Notes on Parenting

Insights for parenting babies, toddlers, teens, and young adults.

Tuesday, September 9, 2014

Tips for Cultivating a Working Relationship with Your Child’s Teacher

by: Dyan Eybergen BA, RN, ACPI

Working With the Teacher to Promote Positive Learning Experiences
When parents and their child’s teacher cultivate a relationship of mutual respect and cooperation, it is the child who benefits.

With the first month of school underway, now is an ideal time for parents to assess just how well their children are adjusting to the school routine and its curriculum. Should any problems be detected there is still a sufficient amount of time left in the term to address a child’s specific needs and get him/her the help he/she needs.

In today’s school environment, with a demanding curriculum, restricted budgets and limited teacher resources and assistance, teachers are often overwhelmed by the prospect of talking with a parent who is less than happy with regards to the child’s progress. Teachers feel powerless in their efforts to assist every child. Raising issues with teachers in the spirit of cooperation can go a long way in helping to set a child up for success.



How to Communicate With a Child’s Teacher
If it hasn’t been done already, parents should make arrangements to meet with their child’s teacher. Introductions are important to open communication. The parents should indicate their desire to be involved in their child’s education. Asking for suggestions for how they can best support the school’s learning environment at home is a cooperative approach that will open the door to a respectful relationship between the parent and the teacher. A teacher will be most grateful to parents who reinforce their efforts to sustain learning for their students.

How to Address Problems
Ask the child’s teacher how he/she would prefer to be contacted: by phone, email or in writing should problems arise. Parents should also inform the teacher how they can be reached, and convey the fact that they want to be advised if their child is struggling academically or socially at school. Inviting open communication about their child will help a teacher feel a sense of cohesiveness. The teacher will get the message that the parents are willing to work together as a team to ensure the success of their child’s school experience. If a problem does exist, parents should approach the teacher as a team player by asking how parents and teacher can work together to solve it. Blaming the teacher for a child’s difficulties will only provoke a defensive reaction and does not lend itself to finding a solution to helping a child.

How Parents can Help Teachers Know Their Children
Parents know their children best. Parents have specific information that will benefit their child’s teacher in terms of how that teacher will relate to their child. What is the child’s learning style? Is the child more of a visual learner than an auditory one? Does the child get anxious before having to write a test? Does the child appear overwhelmed if there are too many questions written on one page?
Are there strategies the parents have implemented at home that will give the child’s teacher insight into managing the child’s classroom needs? Anything a parent can tell a child’s teacher about how their child learns will promote positive interactions between the teacher and the child.

How Parents can Help Their Children in the Classroom
Parents should let a child’s teacher know of anything that may be going on that would cause the child’s behaviour or academic performance to suddenly change. Is there a pending divorce?

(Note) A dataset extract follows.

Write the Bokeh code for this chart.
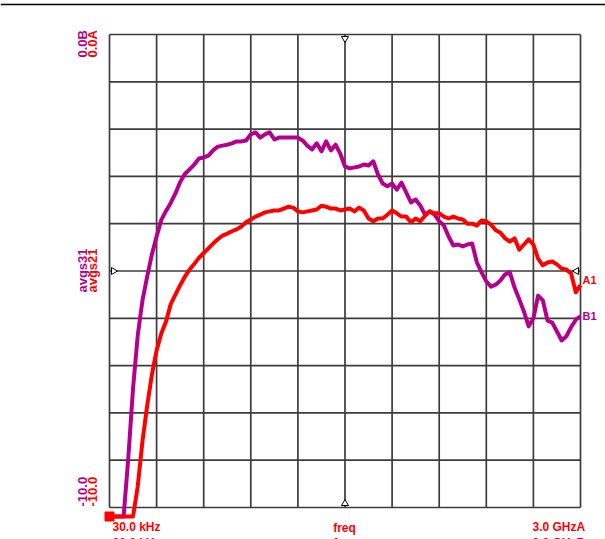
import math
from bokeh.plotting import figure
from bokeh.models import Range1d, Label
from bokeh.embed import file_html
from bokeh.resources import INLINE

# ---- data -------------------------------------------------------------
freq_mhz = [0.03, 30, 60, 90, 120, 150, 180, 210, 240, 270,
            300, 330, 360, 390, 420, 450, 480, 510, 540, 570,
            600, 630, 660, 690, 720, 750, 780, 810, 840, 870,
            900, 930, 960, 990, 1020, 1050, 1080, 1110, 1140, 1170,
            1200, 1230, 1260, 1290, 1320, 1350, 1380, 1410, 1440, 1470,
            1500, 1530, 1560, 1590, 1620, 1650, 1680, 1710, 1740, 1770,
            1800, 1830, 1860, 1890, 1920, 1950, 1980, 2010, 2040, 2070,
            2100, 2130, 2160, 2190, 2220, 2250, 2280, 2310, 2340, 2370,
            2400, 2430, 2460, 2490, 2520, 2550, 2580, 2610, 2640, 2670,
            2700, 2730, 2760, 2790, 2820, 2850, 2880, 2910, 2940, 2970,
            3000]

avgs31_db = [-10.19, -10.19, -10.19, -10.19, -8.94, -7.48, -6.36, -5.62, -5.12, -4.65,
             -4.27, -3.92, -3.73, -3.56, -3.36, -3.12, -2.95, -2.85, -2.75, -2.62,
             -2.60, -2.56, -2.45, -2.37, -2.35, -2.33, -2.30, -2.26, -2.26, -2.24,
             -2.11, -2.07, -2.18, -2.11, -2.07, -2.22, -2.18, -2.18, -2.18, -2.18,
             -2.18, -2.24, -2.35, -2.43, -2.30, -2.47, -2.26, -2.45, -2.33, -2.52,
             -2.79, -2.83, -2.81, -2.79, -2.75, -2.77, -2.68, -2.96, -3.15, -3.21,
             -3.15, -3.28, -3.13, -3.34, -3.55, -3.49, -3.62, -3.81, -3.74, -3.81,
             -3.95, -4.04, -4.27, -4.46, -4.44, -4.48, -4.44, -4.42, -4.82, -5.03,
             -5.22, -5.33, -5.29, -5.20, -5.07, -5.03, -5.35, -5.60, -5.86, -6.17,
             -6.00, -5.52, -5.62, -6.05, -6.09, -6.28, -6.47, -6.38, -6.19, -6.03,
             -5.96]

avgs21_db = [-10.19, -10.19, -10.19, -10.19, -10.19, -10.19, -9.55, -8.60, -7.85, -7.19,
             -6.68, -6.32, -6.07, -5.70, -5.50, -5.30, -5.12, -4.97, -4.85, -4.72,
             -4.62, -4.52, -4.42, -4.33, -4.25, -4.21, -4.16, -4.12, -4.06, -3.97,
             -3.91, -3.85, -3.81, -3.76, -3.74, -3.72, -3.72, -3.68, -3.64, -3.66,
             -3.74, -3.76, -3.74, -3.72, -3.70, -3.62, -3.64, -3.68, -3.68, -3.72,
             -3.70, -3.68, -3.74, -3.66, -3.72, -3.89, -3.95, -3.89, -3.89, -3.81,
             -3.72, -3.78, -3.85, -3.85, -3.97, -3.89, -3.95, -3.83, -3.74, -3.78,
             -3.78, -3.85, -3.89, -3.85, -3.89, -3.91, -4.00, -4.00, -4.04, -3.93,
             -3.95, -4.02, -4.14, -4.19, -4.31, -4.38, -4.31, -4.55, -4.44, -4.33,
             -4.44, -4.74, -4.88, -4.82, -4.80, -4.86, -4.95, -4.97, -5.05, -5.45,
             -5.30]

x_grid = [0.03, 300, 600, 900, 1200, 1500, 1800, 2100, 2400, 2700, 3000]
y_grid = [0, -1, -2, -3, -4, -5, -6, -7, -8, -9, -10]

top_labels = ["0.0B", "0.0A"]
mid_labels = ["avgs31", "avgs21"]
bot_labels = ["-10.0", "-10.0"]
start_label = "30.0 kHz"
center_label = "freq"
stop_labels = ["3.0 GHzB", "3.0 GHzA"]
marker_labels = ["B1", "A1"]

# ---- layout --------------------------------------------------------------
MAG = "#b4008c"
RED = "#ff0000"
GRID = "#3c3c3c"
W, H = 605, 539
GX0, GY0 = 109, 34          # graticule top-left in page pixels
x_lo, x_hi = x_grid[0], x_grid[-1]
y_hi, y_lo = y_grid[0], y_grid[-1]
mhz_per_px = (x_hi - x_lo) / 471.0
db_per_px = (y_hi - y_lo) / 473.0

xr0 = x_lo - GX0 * mhz_per_px
yr1 = y_hi + GY0 * db_per_px
p = figure(width=W, height=H,
           x_range=Range1d(xr0, xr0 + W * mhz_per_px),
           y_range=Range1d(yr1 - H * db_per_px, yr1),
           output_backend="svg", toolbar_location=None,
           x_axis_location=None, y_axis_location=None,
           min_border_left=0, min_border_right=0,
           min_border_top=0, min_border_bottom=0)
p.grid.visible = False
p.outline_line_color = None
p.background_fill_color = "white"
p.border_fill_color = "white"


def dx(px):
    return x_lo + (px - GX0) * mhz_per_px


def dy(py):
    return y_hi - (py - GY0) * db_per_px


# window edge line at the very top
p.segment(x0=[dx(0)], y0=[dy(4)], x1=[dx(W)], y1=[dy(4)], line_color="black", line_width=1.5)

# graticule
p.segment(x0=x_grid, y0=[y_lo] * len(x_grid), x1=x_grid, y1=[y_hi] * len(x_grid),
          line_color=GRID, line_width=1.7)
p.segment(x0=[x_lo] * len(y_grid), y0=y_grid, x1=[x_hi] * len(y_grid), y1=y_grid,
          line_color=GRID, line_width=1.7)

# centre markers on graticule edges
xc = x_grid[5]
yc = y_grid[5]
tri = dict(size=7, line_color="black", fill_color="white", line_width=1)
p.scatter([xc], [y_hi - 4 * db_per_px], marker="inverted_triangle", **tri)
p.scatter([xc], [y_lo + 4 * db_per_px], marker="triangle", **tri)
p.scatter([x_lo + 4 * mhz_per_px], [yc], marker="triangle", angle=-math.pi / 2, **tri)
p.scatter([x_hi - 4 * mhz_per_px], [yc], marker="triangle", angle=math.pi / 2, **tri)

# traces
p.line(freq_mhz, avgs31_db, line_color=MAG, line_width=4, line_join="round")
p.line(freq_mhz, avgs21_db, line_color=RED, line_width=4, line_join="round")
p.scatter([freq_mhz[0]], [avgs21_db[0]], marker="square", size=9,
          fill_color=RED, line_color=RED)

FONT = "Liberation Sans"


def lab(text, x, y, color, size, angle=0.0, align="left", baseline="top"):
    p.add_layout(Label(x=x, y=y, text=text, text_color=color,
                       text_font=FONT, text_font_size=size, text_font_style="bold",
                       angle=angle, text_align=align, text_baseline=baseline))


# left rotated labels (B magenta, A red)
for i, col in enumerate([MAG, RED]):
    xx = dx(82 + 10 * i)
    lab(top_labels[i], xx, dy(57), col, "13px", math.pi / 2, "left", "middle")
    lab(mid_labels[i], xx, dy(270), col, "13px", math.pi / 2, "center", "middle")
    lab(bot_labels[i], xx, dy(506), col, "13px", math.pi / 2, "left", "middle")

# bottom labels: magenta copy below (partly cut), red on top row
lab(start_label, dx(112), dy(535), MAG, "12px")
lab(center_label, dx(344), dy(535), MAG, "12px", align="center")
lab(stop_labels[0], dx(532), dy(535), MAG, "12px")
lab(start_label, dx(112), dy(519), RED, "12px")
lab(center_label, dx(344), dy(520), RED, "12px", align="center")
lab(stop_labels[1], dx(532), dy(519), RED, "12px")

# trace end marker labels
lab(marker_labels[0], x_hi + 2 * mhz_per_px, avgs31_db[-1], MAG, "11px",
    baseline="middle")
lab(marker_labels[1], x_hi + 2 * mhz_per_px, avgs21_db[-1] + 0.12, RED, "11px",
    baseline="middle")

open("out.html", "w").write(file_html(p, INLINE))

Has mom or dad just lost a job? Is mom away on an extended business trip? Did the family pet just pass away? Is the child being bullied? A teacher’s compassion and understanding through such circumstances can prevent an emotionally struggling child from feeling alienated by school, especially when school may be the child’s only refuge if things at home are not going so well.

Parents need to inform the teacher of their child’s strengths and weaknesses. Parents should develop goals with their child based on the child’s strengths and inform the teacher of what those strong suits are. Notifying the teacher of areas of improvement they are working on with their child at home can also be helpful. A teacher who can easily recognize the strengths and needs of a child can more readily set realistic expectations for that child’s academic development.

The Benefits of a Working Parent-Teacher Relationship
Disagreements between parents and their child’s teacher may be unavoidable at times. If parents can approach these situations believing that the teacher wants their child to succeed in school just as much as they do, it will help them to find ways to amicably work together to ensure the child’s academic achievement. Letting the disagreement become bigger than the objective of ensuring school success for a child will only serve injustice to the child. A child can only thrive in an environment that is conducive to his/her learning style and strengths. Parents have that information and teachers know how to use it to the child’s learning advantage. It’s imperative then that parents and teachers develop working relationships that benefit the children whom they are all helping to prepare for the future.